A heating apparatus of this kind may be understood as meaning various apparatuses, such as a gas-burning apparatus, especially of the type with a flue or of the air-damper type, a liquid-fuel-burning apparatus, especially with evaporation under pressure or gasification at atmospheric pressure, a wood-burning apparatus and a solid-fuel-burning apparatus. This list is obviously not exhaustive. These apparatuses generally have a rear or back wall which may be made of cast iron, steel, refractory brick or some similar material, and which is attached to the rest of the heating body by means which are known per se. Any sound heating apparatus also requires an oxidizing-air inlet and a flue-gas outlet.
There are also known stoves which, through a change to the internal structure, can be used to burn various types of fuel (see, for example, U.S. Pat. No. 4,258,692 and FR-A-553427).
Finally, there is known a coal-burning heating apparatus, the rear wall of which is formed of three sections, the central section being removable and allowing easy access to, and therefore cleaning of, the flue ducts (see, for example, FR-A-709454).
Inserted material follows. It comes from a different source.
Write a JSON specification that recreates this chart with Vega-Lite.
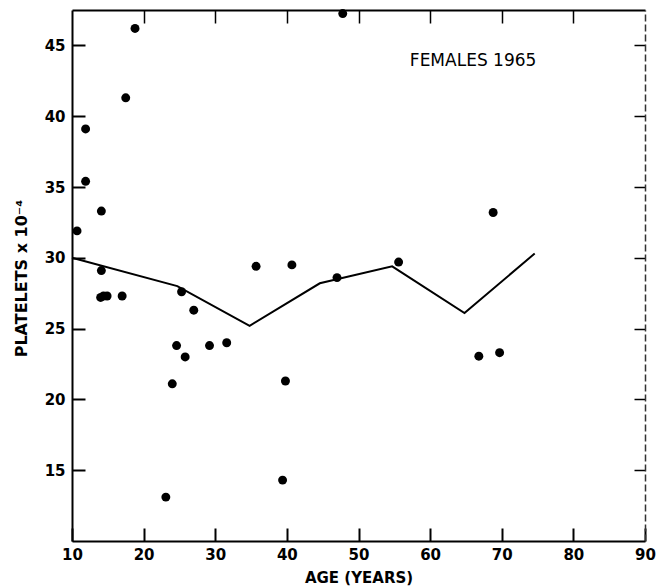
{
  "$schema": "https://vega.github.io/schema/vega-lite/v6.json",
  "width": 573,
  "height": 531,
  "autosize": {"type": "none"},
  "padding": {"left": 72, "top": 10, "right": 14, "bottom": 46},
  "background": "white",
  "config": {
    "view": {"stroke": null},
    "axis": {"grid": false, "domainColor": "black", "tickColor": "black", "labelColor": "black", "titleColor": "black", "labelFont": "DejaVu Sans", "titleFont": "DejaVu Sans"}
  },
  "datasets": {
    "points": [
      {"age": 18.8, "platelets": 46.2}, {"age": 17.5, "platelets": 41.3}, {"age": 11.9, "platelets": 39.1},
      {"age": 11.9, "platelets": 35.4}, {"age": 14.1, "platelets": 33.3}, {"age": 10.7, "platelets": 31.9},
      {"age": 14.1, "platelets": 29.1}, {"age": 35.7, "platelets": 29.4}, {"age": 40.7, "platelets": 29.5},
      {"age": 25.3, "platelets": 27.6}, {"age": 14.0, "platelets": 27.2}, {"age": 14.4, "platelets": 27.3},
      {"age": 14.9, "platelets": 27.3}, {"age": 17.0, "platelets": 27.3}, {"age": 27.0, "platelets": 26.3},
      {"age": 24.6, "platelets": 23.8}, {"age": 25.8, "platelets": 23.0}, {"age": 29.2, "platelets": 23.8},
      {"age": 31.6, "platelets": 24.0}, {"age": 24.0, "platelets": 21.1}, {"age": 39.8, "platelets": 21.3},
      {"age": 39.4, "platelets": 14.3}, {"age": 23.1, "platelets": 13.1}, {"age": 47.8, "platelets": 47.25},
      {"age": 47.0, "platelets": 28.6}, {"age": 55.6, "platelets": 29.7}, {"age": 68.8, "platelets": 33.2},
      {"age": 66.8, "platelets": 23.05}, {"age": 69.7, "platelets": 23.3}
    ],
    "curve": [
      {"age": 10.0, "platelets": 30.0}, {"age": 24.7, "platelets": 28.0}, {"age": 34.8, "platelets": 25.2},
      {"age": 44.6, "platelets": 28.2}, {"age": 54.7, "platelets": 29.4}, {"age": 64.8, "platelets": 26.1},
      {"age": 74.6, "platelets": 30.3}
    ],
    "note": [{"age": 66.0, "platelets": 43.9, "label": "FEMALES  1965"}]
  },
  "layer": [
    {
      "data": {"name": "points"},
      "mark": {"type": "circle", "size": 80, "color": "black", "opacity": 1},
      "encoding": {
        "x": {"field": "age", "type": "quantitative", "scale": {"domain": [10, 90], "nice": false},
          "axis": {"orient": "bottom", "values": [10, 20, 30, 40, 50, 60, 70, 80, 90], "tickSize": -13, "tickWidth": 2, "domainWidth": 2, "labelPadding": 19, "labelFontSize": 15, "labelFontWeight": "bold", "labelFlush": false, "labelOverlap": false,
            "title": "AGE (YEARS)", "titleFontSize": 15, "titleFontWeight": "bold", "titleY": 36, "titleBaseline": "middle"}},
        "y": {"field": "platelets", "type": "quantitative", "scale": {"domain": [10, 47.5], "nice": false, "zero": false},
          "axis": {"orient": "left", "values": [15, 20, 25, 30, 35, 40, 45], "tickSize": -13, "tickWidth": 2, "domainWidth": 2, "labelPadding": 20, "labelFontSize": 15, "labelFontWeight": "bold", "labelFlush": false, "labelOverlap": false,
            "title": "PLATELETS x 10⁻⁴", "titleFontSize": 16, "titleFontWeight": "bold", "titleAngle": -90, "titleX": -51, "titleY": 268, "titleAlign": "center", "titleBaseline": "middle"}}
      }
    },
    {
      "data": {"name": "curve"},
      "mark": {"type": "line", "color": "black", "strokeWidth": 2},
      "encoding": {
        "x": {"field": "age", "type": "quantitative", "scale": {"domain": [10, 90], "nice": false},
          "axis": {"orient": "top", "values": [20, 30, 40, 50, 60, 70, 80], "tickSize": -13, "tickWidth": 1.5, "domainWidth": 2, "labels": false, "title": null}},
        "y": {"field": "platelets", "type": "quantitative", "scale": {"domain": [10, 47.5], "nice": false, "zero": false},
          "axis": {"orient": "right", "values": [15, 20, 25, 30, 35, 40, 45], "tickSize": -11, "tickWidth": 1.5, "domainWidth": 1.5, "domainColor": "#333", "domainDash": [7, 3], "labels": false, "title": null}}
      }
    },
    {
      "data": {"name": "note"},
      "mark": {"type": "text", "font": "DejaVu Sans", "fontSize": 17, "color": "black", "align": "center", "baseline": "middle"},
      "encoding": {
        "x": {"field": "age", "type": "quantitative", "axis": null},
        "y": {"field": "platelets", "type": "quantitative", "axis": null},
        "text": {"field": "label"}
      }
    }
  ],
  "resolve": {"axis": {"x": "independent", "y": "independent"}}
}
All these heating apparatuses incidentally have variations in their shape and external appearance in order to meet criteria of fashion and the demands of the users. Indeed, as many of these apparatuses are intended to be situated in habitable rooms, a esthetic criteria come into play in their construction, and these criteria are changing ones.
There is therefore a need to satisfy these demands. However, the effect of this is that it leads to modifying not only the visible part of the heating body, but also at the same time parts of these appliances which are generally not visible, such as the rear wall. Now, the rear wall is fitted with important technical components such as the flue gas discharge, and sometimes a secondary-air inlet of a heat recuperator.
It is also necessary to take into account the fact that the rear wall and the "technical" equipment with which it is provided differ for all the types of heating apparatus, a nonexhaustive list of which was given above. There is obviously a problem with storing different components, mainly the walls and the equipment to be fitted on said walls, the cost of which is not insignificant.